This summer marks 20 years for my rabbi with our congregation, so there was a celebration this past weekend. It was fun, and I could tell that he was touched. Yay!
The organizers arranged for Debbie Friedman to come in. She was his songleader when he was a teenager, and he's fond of both her and her music. She joined our cantorial soloist, choir, and band on Friday night, and gave a concert Saturday night. The concert (with associated sponsorships) was a fundraiser for the congregation, and from the turnout and size of the ad book it looks like it was effective. (Of course, I don't know about the costs.)
I don't know how this has been for other converts, but my education did not cover Jewish fundraising (beyond the JNF), and it's different from what I was used to before. When the letter about the ad book came, I thought "I have nothing to advertise" because I don't own a business (unlike a lot of my fellow congregants), so I didn't send anything in. There was an option for "greetings", but that didn't register. When I saw the book Saturday night I understood -- it's more like a memento (think college yearbook, perhaps). A lot of families bought display ads that said "mazel tov" or "thank you" and then just had their names, and some people wrote little testimonials. Oh drat; I would have written something if I'd had the clue that this was appropriate. My rabbi is fantastic, and is largely responsible for my being (1) a member of this congregation and (2) a Reform Jew, and if I'd known I would have praised him in print. Now that I know how this works, I feel kind of bad that I didn't do something as an individual. (The morning minyan bought an ad as a group, so I was part of that. And they listed my name on the committee even though I didn't really do anything.)

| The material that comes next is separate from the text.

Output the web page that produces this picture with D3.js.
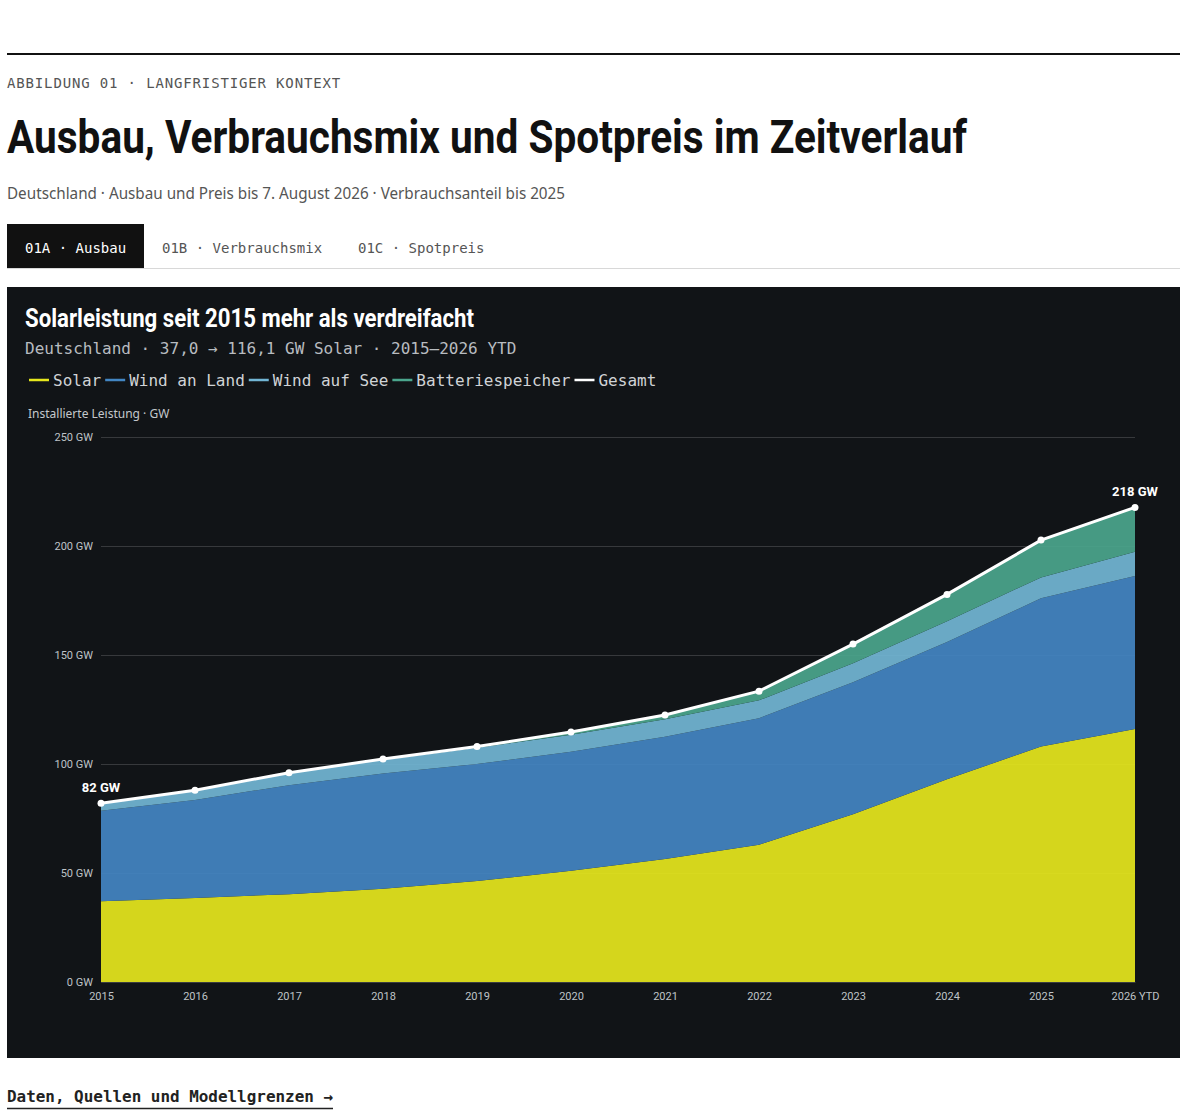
<!DOCTYPE html>
<meta charset="utf-8">
<head>
    <title>Ausbau, Verbrauchsmix und Spotpreis im Zeitverlauf</title>
    <script src="https://cdn.jsdelivr.net/npm/d3@7"></script>
    <style>
        body { margin: 0; background: #fff; }
        svg { display: block; }
        .mono { font-family: 'DejaVu Sans Mono', monospace; }
        .sans { font-family: 'Noto Sans', sans-serif; }
        .head { font-family: Roboto, sans-serif; font-weight: 700; }
        .axis text { font-family: Roboto, sans-serif; font-size: 11px; fill: #bfc3c7; }
        .grid line { stroke: #ffffff; stroke-opacity: 0.16; }
    </style>
</head>
<body>
<svg id="page" width="1180" height="1111"></svg>
<script>
    // Jahre und installierte Leistung in GW
    const years = ['2015', '2016', '2017', '2018', '2019', '2020', '2021', '2022', '2023', '2024', '2025', '2026 YTD'];
    const solar = [37.0, 38.5, 40.3, 42.8, 46.3, 51.0, 56.4, 63.0, 77.0, 93.0, 108.0, 116.1];
    const windLand = [41.5, 45.0, 50.0, 52.8, 53.7, 54.6, 56.1, 58.0, 60.5, 63.0, 68.0, 70.1];
    const windSee = [3.2, 4.1, 5.4, 6.4, 7.5, 7.8, 8.0, 8.2, 8.7, 9.5, 9.6, 11.2];
    const batterie = [0.1, 0.3, 0.3, 0.4, 0.5, 1.2, 1.9, 4.2, 8.8, 12.3, 17.1, 20.3];
    const gesamt = [82, 88, 96, 102.3, 108, 114.7, 122.5, 133.4, 155, 177.8, 202.7, 217.7];
    const yTicks = [0, 50, 100, 150, 200, 250];

    const series = [
        {key: 'solar', name: 'Solar', color: '#e6e71d', values: solar},
        {key: 'windLand', name: 'Wind an Land', color: '#4386c3', values: windLand},
        {key: 'windSee', name: 'Wind auf See', color: '#72b6d5', values: windSee},
        {key: 'batterie', name: 'Batteriespeicher', color: '#4ba68d', values: batterie}
    ];

    const rows = years.map((y, i) => {
        const r = {year: y};
        series.forEach(s => r[s.key] = s.values[i]);
        return r;
    });

    const svg = d3.select('#page');

    // ---- Seitenkopf ----
    svg.append('line')
        .attr('x1', 7).attr('x2', 1180).attr('y1', 54).attr('y2', 54)
        .attr('stroke', '#111').attr('stroke-width', 2);

    svg.append('text').attr('class', 'mono')
        .attr('x', 7).attr('y', 88)
        .style('font-size', '14px').style('letter-spacing', '0.85px').attr('fill', '#555')
        .text('ABBILDUNG 01 · LANGFRISTIGER KONTEXT');

    svg.append('text').attr('class', 'head')
        .attr('x', 7).attr('y', 153)
        .style('font-size', '46px').attr('fill', '#111')
        .attr('textLength', 960).attr('lengthAdjust', 'spacingAndGlyphs')
        .text('Ausbau, Verbrauchsmix und Spotpreis im Zeitverlauf');

    svg.append('text').attr('class', 'sans')
        .attr('x', 7).attr('y', 199)
        .style('font-size', '16px').attr('fill', '#555')
        .attr('textLength', 558).attr('lengthAdjust', 'spacingAndGlyphs')
        .text('Deutschland · Ausbau und Preis bis 7. August 2026 · Verbrauchsanteil bis 2025');

    // ---- Tabs ----
    const tabs = [
        {label: '01A · Ausbau', x: 25, active: true},
        {label: '01B · Verbrauchsmix', x: 162, active: false},
        {label: '01C · Spotpreis', x: 358, active: false}
    ];
    svg.append('rect').attr('x', 7).attr('y', 224).attr('width', 137).attr('height', 44).attr('fill', '#111');
    svg.append('line')
        .attr('x1', 7).attr('x2', 1180).attr('y1', 268.5).attr('y2', 268.5)
        .attr('stroke', '#d8d8d8').attr('stroke-width', 1);
    svg.selectAll('.tab').data(tabs).enter().append('text')
        .attr('class', 'tab mono')
        .attr('x', d => d.x).attr('y', 253)
        .style('font-size', '14px')
        .attr('fill', d => d.active ? '#fff' : '#555')
        .text(d => d.label);

    // ---- Diagrammfläche ----
    svg.append('rect').attr('x', 7).attr('y', 287).attr('width', 1173).attr('height', 771).attr('fill', '#111417');

    svg.append('text').attr('class', 'head')
        .attr('x', 25).attr('y', 327)
        .style('font-size', '25px').attr('fill', '#fff')
        .attr('textLength', 449).attr('lengthAdjust', 'spacingAndGlyphs')
        .text('Solarleistung seit 2015 mehr als verdreifacht');

    svg.append('text').attr('class', 'mono')
        .attr('x', 25).attr('y', 354)
        .style('font-size', '16px').attr('fill', '#b8bcc0')
        .text('Deutschland · 37,0 → 116,1 GW Solar · 2015–2026 YTD');

    // Legende
    const legendItems = series.map(s => ({name: s.name, color: s.color})).concat([{name: 'Gesamt', color: '#fff'}]);
    const legend = svg.append('g').attr('transform', 'translate(29, 386)');
    let lx = 0;
    legendItems.forEach(item => {
        legend.append('line')
            .attr('x1', lx).attr('x2', lx + 20).attr('y1', -6).attr('y2', -6)
            .attr('stroke', item.color).attr('stroke-width', 2.5);
        const t = legend.append('text').attr('class', 'mono')
            .attr('x', lx + 24).attr('y', 0)
            .style('font-size', '16px').attr('fill', '#d0d3d6')
            .text(item.name);
        lx += 24 + t.node().getComputedTextLength() + 4;
    });

    svg.append('text').attr('class', 'sans')
        .attr('x', 28).attr('y', 418)
        .style('font-size', '12px').attr('fill', '#c4c8cc')
        .text('Installierte Leistung · GW');

    const xScale = d3.scalePoint().domain(years).range([101, 1135]);
    const yScale = d3.scaleLinear().domain([0, 250]).range([982, 437]);

    // Gitterlinien
    svg.append('g').attr('class', 'grid')
        .attr('transform', 'translate(101, 0)')
        .call(d3.axisLeft(yScale).tickValues(yTicks).tickSize(-1034).tickFormat(''))
        .call(g => g.select('.domain').remove());

    // gestapelte Flächen
    const stack = d3.stack().keys(series.map(s => s.key));
    const layers = stack(rows);
    const area = d3.area()
        .x(d => xScale(d.data.year))
        .y0(d => yScale(d[0]))
        .y1(d => yScale(d[1]));

    svg.append('g').selectAll('path')
        .data(layers)
        .enter().append('path')
        .attr('d', area)
        .attr('fill', (d, i) => series[i].color)
        .attr('fill-opacity', 0.92);

    // Gesamtlinie
    const line = d3.line().x((d, i) => xScale(years[i])).y(d => yScale(d));
    svg.append('path')
        .datum(gesamt)
        .attr('d', line)
        .attr('fill', 'none')
        .attr('stroke', '#fff')
        .attr('stroke-width', 3);

    svg.append('g').selectAll('circle')
        .data(gesamt)
        .enter().append('circle')
        .attr('cx', (d, i) => xScale(years[i]))
        .attr('cy', d => yScale(d))
        .attr('r', 3.5)
        .attr('fill', '#fff');

    // Endwerte
    const ends = [0, gesamt.length - 1];
    svg.append('g').selectAll('text')
        .data(ends)
        .enter().append('text')
        .attr('x', i => xScale(years[i]))
        .attr('y', i => yScale(gesamt[i]) - 11)
        .attr('text-anchor', 'middle')
        .style('font-family', 'Roboto, sans-serif').style('font-weight', 700).style('font-size', '13px')
        .attr('fill', '#fff')
        .text(i => `${Math.round(gesamt[i])} GW`);

    // Achsen
    svg.append('g').attr('class', 'axis')
        .attr('transform', 'translate(101, 0)')
        .call(d3.axisLeft(yScale).tickValues(yTicks).tickSize(0).tickPadding(8).tickFormat(d => `${d} GW`))
        .call(g => g.select('.domain').remove());

    svg.append('g').attr('class', 'axis')
        .attr('transform', 'translate(0, 982)')
        .call(d3.axisBottom(xScale).tickSize(0).tickPadding(10))
        .call(g => g.select('.domain').attr('stroke', '#3a3d40'));

    // ---- Fußlink ----
    svg.append('text').attr('class', 'mono')
        .attr('x', 7).attr('y', 1102)
        .style('font-size', '16px').style('font-weight', 700).attr('fill', '#222')
        .attr('textLength', 326).attr('lengthAdjust', 'spacingAndGlyphs')
        .text('Daten, Quellen und Modellgrenzen →');
    svg.append('line')
        .attr('x1', 7).attr('x2', 333).attr('y1', 1108.5).attr('y2', 1108.5)
        .attr('stroke', '#222').attr('stroke-width', 1.5);
</script>
</body>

The other fundraising aspect, at least, I grokked. You could buy a concert ticket, or you could make a (specified) bigger donation and also attend the dessert reception, or you could make an even bigger donation and also attend the pre-concert "meet and greet", or you could make a big donation and also attend a private function (held a few weeks ago) with the rabbi's family. I usually avoid hoity-toity dinners and the like; I neither enjoy playing dress-up nor want that big a chunk of my donation to go toward paying for the food. (It also feels a little immodest to me -- I'm not criticizing anyone else, just talking about how it would make me feel to participate.) But the concert add-ons felt different to me; they were just little receptions, not a multi-course formal dinner and all the trappings. I actually paid more for the evening than the price of the gala dinner I wouldn't go to a few years ago, but it felt more appropriate to me. Now, it turned out to be fancy desserts and elegant appetizers and wine beforehand, but ok. It didn't trip my "ostentatious" sensor.
But all that aside -- my rabbi seemed to really enjoy the weekend, and he was clearly touched by things people said, and his parents and other family members were able to be there with him, and those are the important things.
In response to a comment:
It might not be exclusively Jewish, but I've been told this is normative in synagogues and other Jewish organizations. That and special appeals with designated goals and pledges and so on (like PBS, but with direct individual solicitations).
In contrast, the school fundraisers I grew up with all involved either selling things at inflated prices or sweat equity (car washes, etc). I don't know what went on behind the scenes in my parents' church, but the public-facing part involved passing the plate and making general appeals. So maybe my parents received targetted letters asking for donations, but I don't recall anyone ever paying a visit for that purpose.
I knew about $100/plate fund-raising dinners and things of that ilk, but they seemed to be more for political campaigns in my prior experience. The "ad book" concept was completely new to me.